Dataset excerpt:
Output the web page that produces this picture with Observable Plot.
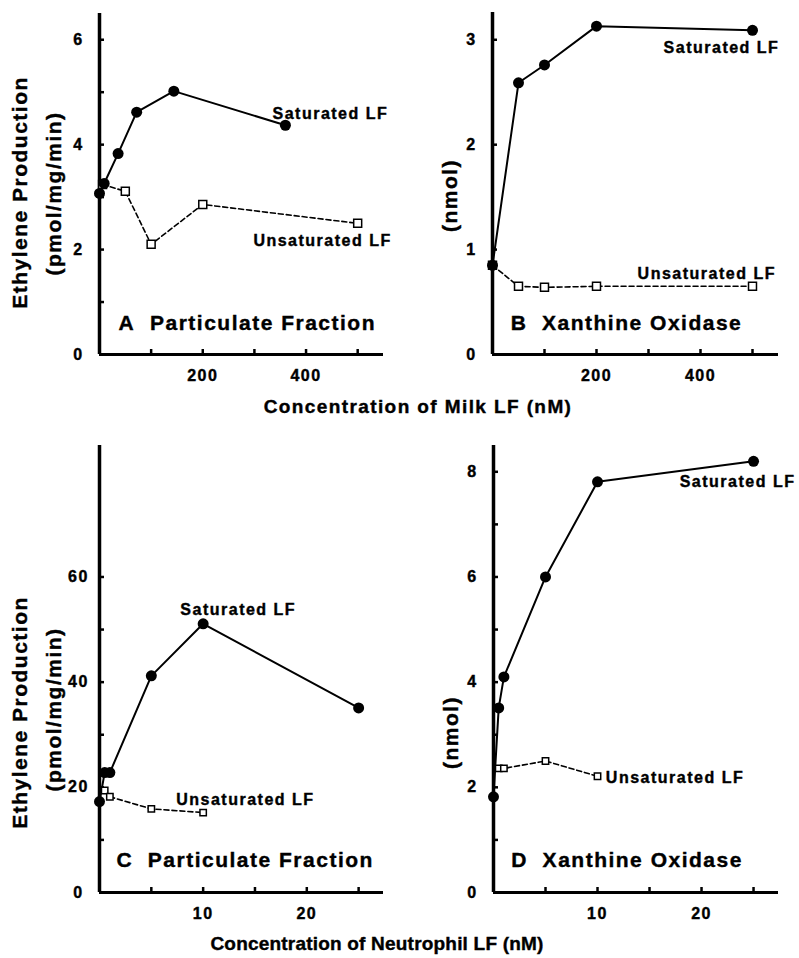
<!DOCTYPE html>
<html>
<head>
<meta charset="utf-8">
<script src="https://cdn.jsdelivr.net/npm/d3@7"></script>
<script src="https://cdn.jsdelivr.net/npm/@observablehq/plot@0.6"></script>
<style>
  body { margin: 0; background: #fff; }
  #fig { position: relative; width: 799px; height: 958px; overflow: hidden; background: #fff;
         font-family: "Liberation Sans", Arial, Helvetica, sans-serif; font-weight: bold; color: #000; }
  #fig svg text { stroke: #000; stroke-width: 0.4px; }
  .panel { position: absolute; }
  .xtitle { position: absolute; white-space: nowrap; font-size: 19px; line-height: 1; transform: translate(-50%, -50%);
            -webkit-text-stroke: 0.4px #000; }
</style>
</head>
<body>
<div id="fig"></div>
<script>
// ---------- Data ----------
// Panel A: Particulate fraction, milk LF (nM) -> ethylene (pmol/mg/min)
const milkA_saturated   = [[0, 3.07], [9, 3.26], [36, 3.83], [72, 4.62], [144, 5.02], [360, 4.37]];
const milkA_unsaturated = [[6, 3.24], [50, 3.11], [100, 2.1], [200, 2.86], [500, 2.5]];
// Panel B: Xanthine oxidase, milk LF (nM) -> ethylene (nmol)
const milkB_saturated   = [[0, 0.85], [50, 2.59], [100, 2.76], [200, 3.13], [500, 3.09]];
const milkB_unsaturated = [[0, 0.85], [50, 0.65], [100, 0.64], [200, 0.65], [500, 0.65]];
// Panel C: Particulate fraction, neutrophil LF (nM) -> ethylene (pmol/mg/min)
const neutC_saturated   = [[0, 17.3], [0.5, 22.8], [1, 22.8], [5, 41.2], [10, 51.1], [25, 35.1]];
const neutC_unsaturated = [[0.5, 19.4], [1, 18.2], [5, 15.9], [10, 15.2]];
// Panel D: Xanthine oxidase, neutrophil LF (nM) -> ethylene (nmol)
const neutD_saturated   = [[0, 1.82], [0.5, 3.51], [1, 4.1], [5, 6.0], [10, 7.81], [25, 8.2]];
const neutD_unsaturated = [[0.5, 2.36], [1, 2.36], [5, 2.5], [10, 2.21]];

// Tick values and labels
const milkXTicks = [100, 200, 300, 400, 500];
const milkXLabels = [200, 400];
const neutXTicks = [5, 10, 15, 20, 25];
const neutXLabels = [10, 20];
const aYTicks = [1, 2, 3, 4, 5, 6];       const aYLabels = [0, 2, 4, 6];
const bYTicks = [1, 2, 3];                const bYLabels = [0, 1, 2, 3];
const cYTicks = [10, 20, 30, 40, 50, 60]; const cYLabels = [0, 20, 40, 60];
const dYTicks = [1, 2, 3, 4, 5, 6, 7, 8]; const dYLabels = [0, 2, 4, 6, 8];

// Text
const titles = ["A\u00a0\u00a0Particulate Fraction", "B\u00a0\u00a0Xanthine Oxidase",
                "C\u00a0\u00a0Particulate Fraction", "D\u00a0\u00a0Xanthine Oxidase"];
const satLabel = "Saturated LF";
const unsatLabel = "Unsaturated LF";
const yTitleMain = "Ethylene Production";
const yUnitPmol = "(pmol/mg/min)";
const yUnitNmol = "(nmol)";
const xTitleMilk = "Concentration of Milk LF (nM)";
const xTitleNeut = "Concentration of Neutrophil LF (nM)";

// ---------- Drawing ----------
const FONT = '"Liberation Sans", Arial, Helvetica, sans-serif';
const px = d => d[0], py = d => d[1];
const intFmt = d => String(d);

function panel(o) {
  const marks = [
    Plot.ruleY([0], {stroke: "black", strokeWidth: 3}),
    Plot.ruleX([0], {stroke: "black", strokeWidth: 3.5}),
    Plot.ruleX(o.xTicks, {x: d => d, y1: 0, y2: 0, insetTop: -5, stroke: "black", strokeWidth: 2.5}),
    Plot.ruleY(o.yTicks, {y: d => d, x1: 0, x2: 0, insetRight: -5, stroke: "black", strokeWidth: 2.5}),
    Plot.axisX({ticks: o.xLabels, tickFormat: intFmt, tickSize: 0, tickPadding: 15, fontSize: 16, label: null}),
    Plot.axisY({ticks: o.yLabels, tickFormat: intFmt, tickSize: 0, tickPadding: 21, textAnchor: "middle", fontSize: 16, label: null}),
    Plot.line(o.unsat, {x: px, y: py, stroke: "black", strokeWidth: 1.6, strokeDasharray: "5,3"}),
    Plot.line(o.sat, {x: px, y: py, stroke: "black", strokeWidth: 2}),
    Plot.dot(o.unsat, {x: px, y: py, r: o.sqR, symbol: "square", fill: "white", stroke: "black", strokeWidth: 1.5}),
    Plot.dot(o.sat, {x: px, y: py, r: 5.5, fill: "black"}),
    Plot.text([satLabel], {x: o.satPos[0], y: o.satPos[1], text: d => d, textAnchor: "start", fontSize: 16}),
    Plot.text([unsatLabel], {x: o.unsatPos[0], y: o.unsatPos[1], text: d => d, textAnchor: "start", fontSize: 16}),
    Plot.text([o.title], {x: o.titlePos[0], y: o.titlePos[1], text: d => d, textAnchor: "start", fontSize: 21})
  ];
  for (const t of o.yTitles) {
    marks.push(Plot.text([t.text], {frameAnchor: "left", text: d => d, rotate: -90, textAnchor: "middle",
                                    dx: t.dx, dy: t.dy, fontSize: 21}));
  }
  const svg = Plot.plot({
    width: o.width, height: o.height,
    marginLeft: o.ml, marginRight: o.mr, marginTop: o.mt, marginBottom: o.mb,
    x: {domain: o.xDomain},
    y: {domain: o.yDomain},
    style: {fontFamily: FONT, fontWeight: "bold", letterSpacing: "1.5px", background: "white", color: "black", overflow: "visible", maxWidth: "none"},
    marks
  });
  const div = document.createElement("div");
  div.className = "panel";
  div.style.left = o.left + "px";
  div.style.top = o.top + "px";
  div.style.width = o.width + "px";
  div.appendChild(svg);
  return div;
}

const fig = document.getElementById("fig");

fig.appendChild(panel({
  left: 0, top: 0, width: 400, height: 400, ml: 99, mr: 17, mt: 13, mb: 46,
  xDomain: [0, 550], yDomain: [0, 6.5],
  xTicks: milkXTicks, xLabels: milkXLabels, yTicks: aYTicks, yLabels: aYLabels,
  sat: milkA_saturated, unsat: milkA_unsaturated, sqR: 4.5,
  satPos: [335, 4.59], unsatPos: [298, 2.17],
  title: titles[0], titlePos: [37, 0.59],
  yTitles: [{text: yTitleMain, dx: -79, dy: 8.5}, {text: yUnitPmol, dx: -45, dy: 9.5}]
}));

fig.appendChild(panel({
  left: 400, top: 0, width: 400, height: 400, ml: 92, mr: 22, mt: 12, mb: 46,
  xDomain: [0, 550], yDomain: [0, 3.26],
  xTicks: milkXTicks, xLabels: milkXLabels, yTicks: bYTicks, yLabels: bYLabels,
  sat: milkB_saturated, unsat: milkB_unsaturated, sqR: 4.5,
  satPos: [329, 2.92], unsatPos: [279, 0.77],
  title: titles[1], titlePos: [35, 0.295],
  yTitles: [{text: yUnitNmol, dx: -42, dy: 12}]
}));

fig.appendChild(panel({
  left: 0, top: 400, width: 400, height: 558, ml: 99, mr: 17, mt: 45, mb: 66,
  xDomain: [0, 27.4], yDomain: [0, 85],
  xTicks: neutXTicks, xLabels: neutXLabels, yTicks: cYTicks, yLabels: cYLabels,
  sat: neutC_saturated, unsat: neutC_unsaturated, sqR: 3.6,
  satPos: [7.8, 53.7], unsatPos: [7.4, 17.6],
  title: titles[2], titlePos: [1.64, 6.2],
  yTitles: [{text: yTitleMain, dx: -79, dy: 43.5}, {text: yUnitPmol, dx: -45, dy: 40.5}]
}));

fig.appendChild(panel({
  left: 400, top: 400, width: 400, height: 558, ml: 93, mr: 22, mt: 45, mb: 66,
  xDomain: [0, 27.4], yDomain: [0, 8.5],
  xTicks: neutXTicks, xLabels: neutXLabels, yTicks: dYTicks, yLabels: dYLabels,
  sat: neutD_saturated, unsat: neutD_unsaturated, sqR: 3.6,
  satPos: [17.9, 7.81], unsatPos: [10.8, 2.18],
  title: titles[3], titlePos: [1.71, 0.61],
  yTitles: [{text: yUnitNmol, dx: -42, dy: 63.5}]
}));

function xTitle(text, cx, cy, ls) {
  const d = document.createElement("div");
  d.className = "xtitle";
  d.textContent = text;
  d.style.left = cx + "px";
  d.style.top = cy + "px";
  d.style.letterSpacing = ls + "px";
  fig.appendChild(d);
}
xTitle(xTitleMilk, 418, 406, 1.4);
xTitle(xTitleNeut, 377, 943, 0.2);
</script>
</body>
</html>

Objective: Restate only the lines running from the start of the material above through the line containing "2.5], [10, 2.21]];", ends included. No pictures.

Answer:
Output the web page that produces this picture with Observable Plot.
<!DOCTYPE html>
<html>
<head>
<meta charset="utf-8">
<script src="https://cdn.jsdelivr.net/npm/d3@7"></script>
<script src="https://cdn.jsdelivr.net/npm/@observablehq/plot@0.6"></script>
<style>
  body { margin: 0; background: #fff; }
  #fig { position: relative; width: 799px; height: 958px; overflow: hidden; background: #fff;
         font-family: "Liberation Sans", Arial, Helvetica, sans-serif; font-weight: bold; color: #000; }
  #fig svg text { stroke: #000; stroke-width: 0.4px; }
  .panel { position: absolute; }
  .xtitle { position: absolute; white-space: nowrap; font-size: 19px; line-height: 1; transform: translate(-50%, -50%);
            -webkit-text-stroke: 0.4px #000; }
</style>
</head>
<body>
<div id="fig"></div>
<script>
// ---------- Data ----------
// Panel A: Particulate fraction, milk LF (nM) -> ethylene (pmol/mg/min)
const milkA_saturated   = [[0, 3.07], [9, 3.26], [36, 3.83], [72, 4.62], [144, 5.02], [360, 4.37]];
const milkA_unsaturated = [[6, 3.24], [50, 3.11], [100, 2.1], [200, 2.86], [500, 2.5]];
// Panel B: Xanthine oxidase, milk LF (nM) -> ethylene (nmol)
const milkB_saturated   = [[0, 0.85], [50, 2.59], [100, 2.76], [200, 3.13], [500, 3.09]];
const milkB_unsaturated = [[0, 0.85], [50, 0.65], [100, 0.64], [200, 0.65], [500, 0.65]];
// Panel C: Particulate fraction, neutrophil LF (nM) -> ethylene (pmol/mg/min)
const neutC_saturated   = [[0, 17.3], [0.5, 22.8], [1, 22.8], [5, 41.2], [10, 51.1], [25, 35.1]];
const neutC_unsaturated = [[0.5, 19.4], [1, 18.2], [5, 15.9], [10, 15.2]];
// Panel D: Xanthine oxidase, neutrophil LF (nM) -> ethylene (nmol)
const neutD_saturated   = [[0, 1.82], [0.5, 3.51], [1, 4.1], [5, 6.0], [10, 7.81], [25, 8.2]];
const neutD_unsaturated = [[0.5, 2.36], [1, 2.36], [5, 2.5], [10, 2.21]];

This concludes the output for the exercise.